• Written problem:
Count the lines below that contain the word "with" and give only the number.

• Charts and diagrams as code:
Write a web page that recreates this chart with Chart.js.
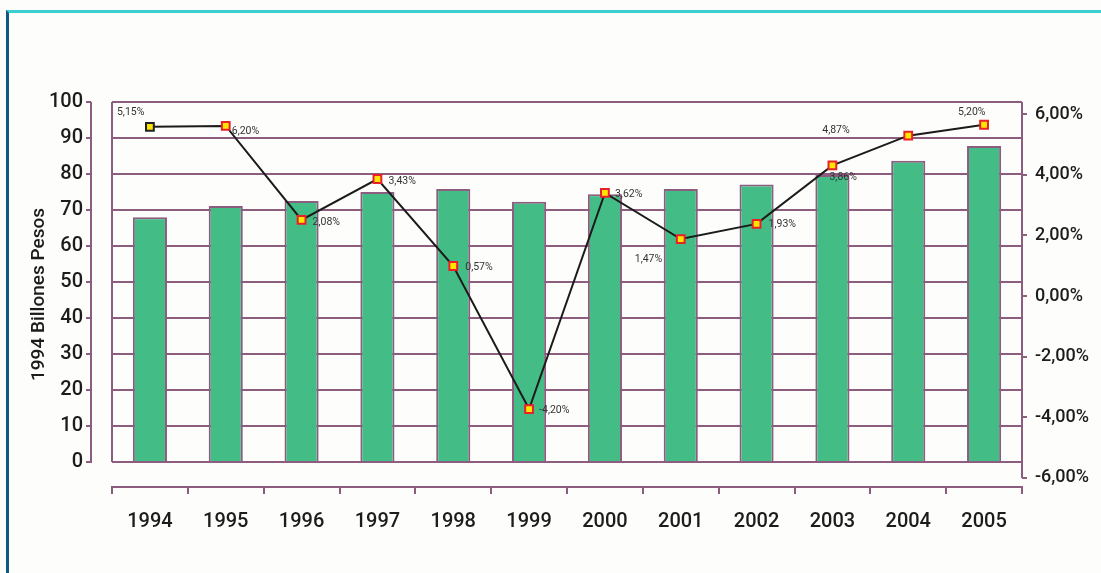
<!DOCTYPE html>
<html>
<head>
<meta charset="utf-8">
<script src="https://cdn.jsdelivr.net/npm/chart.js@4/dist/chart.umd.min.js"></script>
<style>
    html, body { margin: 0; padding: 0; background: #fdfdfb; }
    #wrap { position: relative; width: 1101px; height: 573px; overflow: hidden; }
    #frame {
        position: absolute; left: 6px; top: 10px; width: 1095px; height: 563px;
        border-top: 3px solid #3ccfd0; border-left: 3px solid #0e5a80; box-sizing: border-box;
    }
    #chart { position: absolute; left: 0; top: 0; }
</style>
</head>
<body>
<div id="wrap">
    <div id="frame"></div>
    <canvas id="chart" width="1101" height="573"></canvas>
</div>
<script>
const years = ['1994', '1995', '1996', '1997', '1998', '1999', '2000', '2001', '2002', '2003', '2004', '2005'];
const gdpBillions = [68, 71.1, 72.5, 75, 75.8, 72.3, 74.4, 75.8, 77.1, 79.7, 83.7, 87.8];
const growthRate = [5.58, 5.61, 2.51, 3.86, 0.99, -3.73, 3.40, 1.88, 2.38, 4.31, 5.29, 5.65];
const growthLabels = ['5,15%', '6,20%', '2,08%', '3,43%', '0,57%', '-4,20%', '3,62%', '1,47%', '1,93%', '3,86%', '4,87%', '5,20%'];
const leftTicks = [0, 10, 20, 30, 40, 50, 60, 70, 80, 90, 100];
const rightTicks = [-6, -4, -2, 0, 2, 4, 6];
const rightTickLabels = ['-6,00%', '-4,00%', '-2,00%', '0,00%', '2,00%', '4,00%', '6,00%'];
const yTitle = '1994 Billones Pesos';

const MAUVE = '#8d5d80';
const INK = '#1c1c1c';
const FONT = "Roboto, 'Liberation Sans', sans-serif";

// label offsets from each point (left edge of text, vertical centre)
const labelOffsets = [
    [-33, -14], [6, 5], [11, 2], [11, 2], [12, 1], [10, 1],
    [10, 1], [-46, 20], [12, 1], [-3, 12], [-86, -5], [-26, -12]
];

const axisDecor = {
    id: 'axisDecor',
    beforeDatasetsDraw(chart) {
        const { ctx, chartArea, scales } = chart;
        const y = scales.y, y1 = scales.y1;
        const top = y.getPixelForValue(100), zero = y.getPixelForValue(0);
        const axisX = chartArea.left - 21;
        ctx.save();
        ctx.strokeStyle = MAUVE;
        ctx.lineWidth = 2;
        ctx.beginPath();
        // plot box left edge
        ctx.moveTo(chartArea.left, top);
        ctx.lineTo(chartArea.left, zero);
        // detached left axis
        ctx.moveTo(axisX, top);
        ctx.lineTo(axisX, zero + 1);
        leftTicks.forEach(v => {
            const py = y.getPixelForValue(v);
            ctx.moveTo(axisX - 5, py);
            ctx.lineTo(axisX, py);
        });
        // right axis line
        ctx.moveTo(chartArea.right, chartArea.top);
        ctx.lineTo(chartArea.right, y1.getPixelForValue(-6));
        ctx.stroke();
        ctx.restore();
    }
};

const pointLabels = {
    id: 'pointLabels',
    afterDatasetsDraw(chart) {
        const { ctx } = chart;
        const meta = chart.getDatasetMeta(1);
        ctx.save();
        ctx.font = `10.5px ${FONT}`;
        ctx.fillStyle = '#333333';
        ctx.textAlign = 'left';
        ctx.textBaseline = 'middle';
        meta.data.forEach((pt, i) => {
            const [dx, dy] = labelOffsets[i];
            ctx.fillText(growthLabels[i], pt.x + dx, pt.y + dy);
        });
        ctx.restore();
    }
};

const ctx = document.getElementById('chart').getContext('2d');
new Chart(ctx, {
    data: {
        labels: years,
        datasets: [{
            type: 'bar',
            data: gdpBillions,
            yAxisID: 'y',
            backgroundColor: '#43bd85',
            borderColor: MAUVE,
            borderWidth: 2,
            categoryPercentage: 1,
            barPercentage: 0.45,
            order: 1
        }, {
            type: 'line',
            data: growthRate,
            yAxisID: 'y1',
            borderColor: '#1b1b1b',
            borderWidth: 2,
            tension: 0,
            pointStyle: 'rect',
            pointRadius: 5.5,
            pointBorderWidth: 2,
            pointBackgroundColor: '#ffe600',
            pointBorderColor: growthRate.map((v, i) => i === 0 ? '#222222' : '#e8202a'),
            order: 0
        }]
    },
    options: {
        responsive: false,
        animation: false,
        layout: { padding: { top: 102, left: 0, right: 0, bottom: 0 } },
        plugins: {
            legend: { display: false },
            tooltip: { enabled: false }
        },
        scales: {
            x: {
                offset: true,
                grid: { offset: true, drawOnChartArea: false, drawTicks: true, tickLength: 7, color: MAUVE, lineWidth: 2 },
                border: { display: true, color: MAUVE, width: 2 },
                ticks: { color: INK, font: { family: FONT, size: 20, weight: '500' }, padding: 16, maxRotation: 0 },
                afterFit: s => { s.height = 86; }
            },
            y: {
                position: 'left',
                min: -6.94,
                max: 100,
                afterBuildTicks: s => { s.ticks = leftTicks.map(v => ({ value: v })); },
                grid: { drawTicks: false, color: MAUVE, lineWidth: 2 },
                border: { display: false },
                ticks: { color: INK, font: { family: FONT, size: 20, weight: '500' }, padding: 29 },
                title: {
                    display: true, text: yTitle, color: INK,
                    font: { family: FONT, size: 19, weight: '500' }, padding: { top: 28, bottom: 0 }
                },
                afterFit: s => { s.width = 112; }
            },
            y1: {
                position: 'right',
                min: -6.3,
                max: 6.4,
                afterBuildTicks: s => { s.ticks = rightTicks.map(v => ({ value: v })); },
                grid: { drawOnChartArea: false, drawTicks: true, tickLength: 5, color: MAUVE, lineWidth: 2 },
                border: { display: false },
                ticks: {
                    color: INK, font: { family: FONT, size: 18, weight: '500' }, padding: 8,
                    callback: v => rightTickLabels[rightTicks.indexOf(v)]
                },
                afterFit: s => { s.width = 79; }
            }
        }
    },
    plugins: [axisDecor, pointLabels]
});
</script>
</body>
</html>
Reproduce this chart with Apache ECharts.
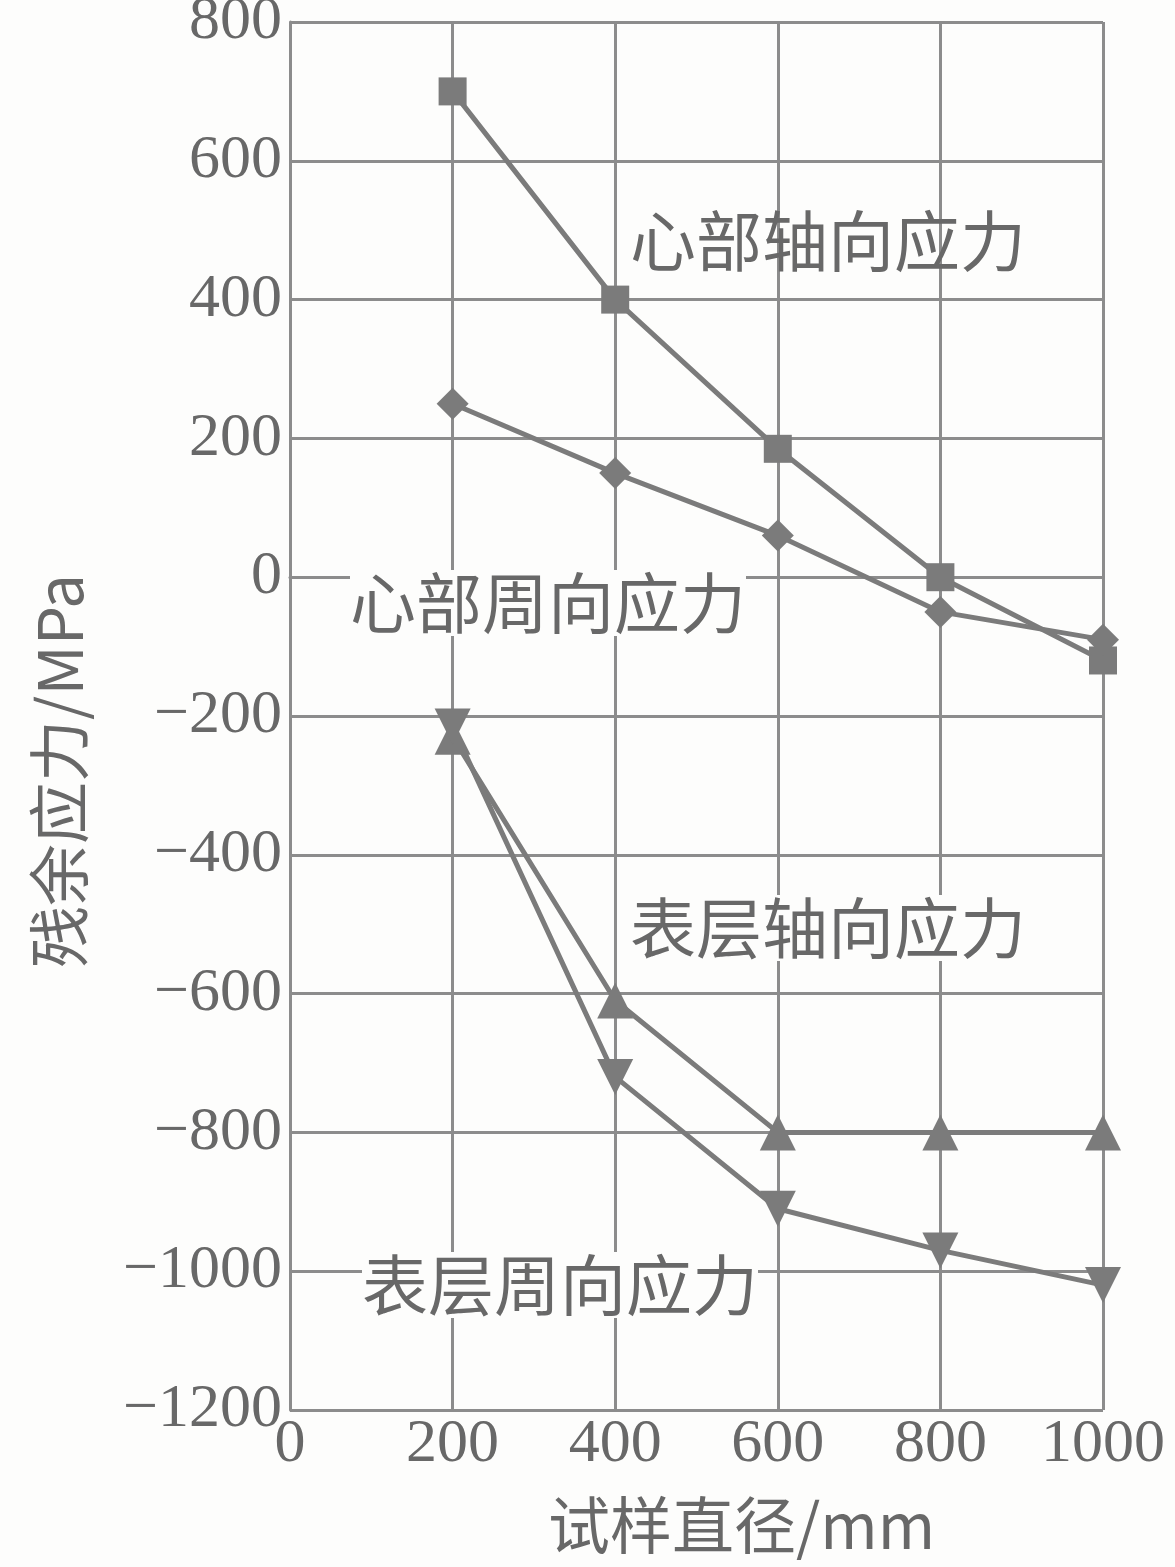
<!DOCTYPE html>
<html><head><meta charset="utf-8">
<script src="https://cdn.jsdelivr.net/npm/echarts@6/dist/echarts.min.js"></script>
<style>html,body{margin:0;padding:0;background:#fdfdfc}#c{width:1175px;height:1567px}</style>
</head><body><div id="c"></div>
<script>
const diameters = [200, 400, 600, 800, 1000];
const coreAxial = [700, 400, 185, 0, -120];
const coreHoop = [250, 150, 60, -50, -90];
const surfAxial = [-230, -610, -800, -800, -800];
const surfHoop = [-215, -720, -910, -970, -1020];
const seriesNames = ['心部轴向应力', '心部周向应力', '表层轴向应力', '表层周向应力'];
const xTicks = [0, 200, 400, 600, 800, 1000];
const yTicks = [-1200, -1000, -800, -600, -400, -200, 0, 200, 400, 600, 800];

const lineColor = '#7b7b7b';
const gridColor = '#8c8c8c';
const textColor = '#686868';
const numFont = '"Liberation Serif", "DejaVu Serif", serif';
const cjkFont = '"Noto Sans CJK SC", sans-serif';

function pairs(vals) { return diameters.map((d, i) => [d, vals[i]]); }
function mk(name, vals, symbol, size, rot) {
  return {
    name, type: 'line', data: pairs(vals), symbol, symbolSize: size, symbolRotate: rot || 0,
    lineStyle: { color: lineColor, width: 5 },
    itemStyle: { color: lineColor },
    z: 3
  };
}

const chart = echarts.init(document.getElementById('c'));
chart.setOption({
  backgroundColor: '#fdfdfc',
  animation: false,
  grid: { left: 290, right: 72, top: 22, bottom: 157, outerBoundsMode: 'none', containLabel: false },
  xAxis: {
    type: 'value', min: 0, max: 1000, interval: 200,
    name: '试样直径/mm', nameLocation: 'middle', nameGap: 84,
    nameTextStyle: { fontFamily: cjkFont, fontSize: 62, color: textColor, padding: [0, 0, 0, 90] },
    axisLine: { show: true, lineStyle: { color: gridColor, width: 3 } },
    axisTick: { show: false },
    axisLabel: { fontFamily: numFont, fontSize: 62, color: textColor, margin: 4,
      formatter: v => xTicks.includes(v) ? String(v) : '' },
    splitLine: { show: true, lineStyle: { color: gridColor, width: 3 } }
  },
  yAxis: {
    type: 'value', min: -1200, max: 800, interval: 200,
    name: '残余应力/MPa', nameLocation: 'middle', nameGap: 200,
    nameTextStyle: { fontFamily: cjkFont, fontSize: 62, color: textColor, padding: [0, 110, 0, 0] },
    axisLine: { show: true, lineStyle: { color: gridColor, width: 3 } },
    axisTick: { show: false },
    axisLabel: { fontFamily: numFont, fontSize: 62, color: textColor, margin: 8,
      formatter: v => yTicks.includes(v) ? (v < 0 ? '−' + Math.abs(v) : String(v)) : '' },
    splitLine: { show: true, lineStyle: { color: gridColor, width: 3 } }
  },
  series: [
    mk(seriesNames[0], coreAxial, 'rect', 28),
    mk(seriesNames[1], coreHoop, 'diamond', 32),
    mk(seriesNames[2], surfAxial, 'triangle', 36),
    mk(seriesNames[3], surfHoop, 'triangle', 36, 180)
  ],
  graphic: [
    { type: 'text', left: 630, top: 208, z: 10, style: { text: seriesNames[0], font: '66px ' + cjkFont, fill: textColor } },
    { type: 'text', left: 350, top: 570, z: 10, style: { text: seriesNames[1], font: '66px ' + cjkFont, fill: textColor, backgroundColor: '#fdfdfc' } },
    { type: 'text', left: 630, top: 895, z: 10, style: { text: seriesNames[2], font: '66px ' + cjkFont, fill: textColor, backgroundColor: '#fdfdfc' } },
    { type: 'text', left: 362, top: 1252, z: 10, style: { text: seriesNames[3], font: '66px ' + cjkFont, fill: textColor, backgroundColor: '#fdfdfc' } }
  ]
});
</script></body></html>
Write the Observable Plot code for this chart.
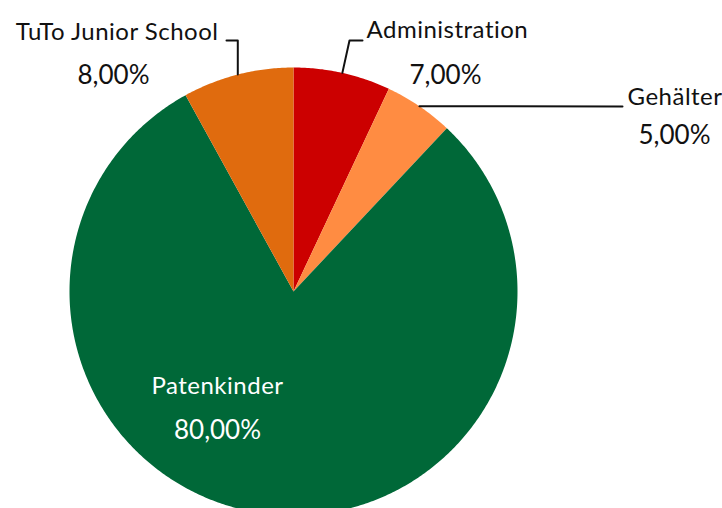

• Full output:
2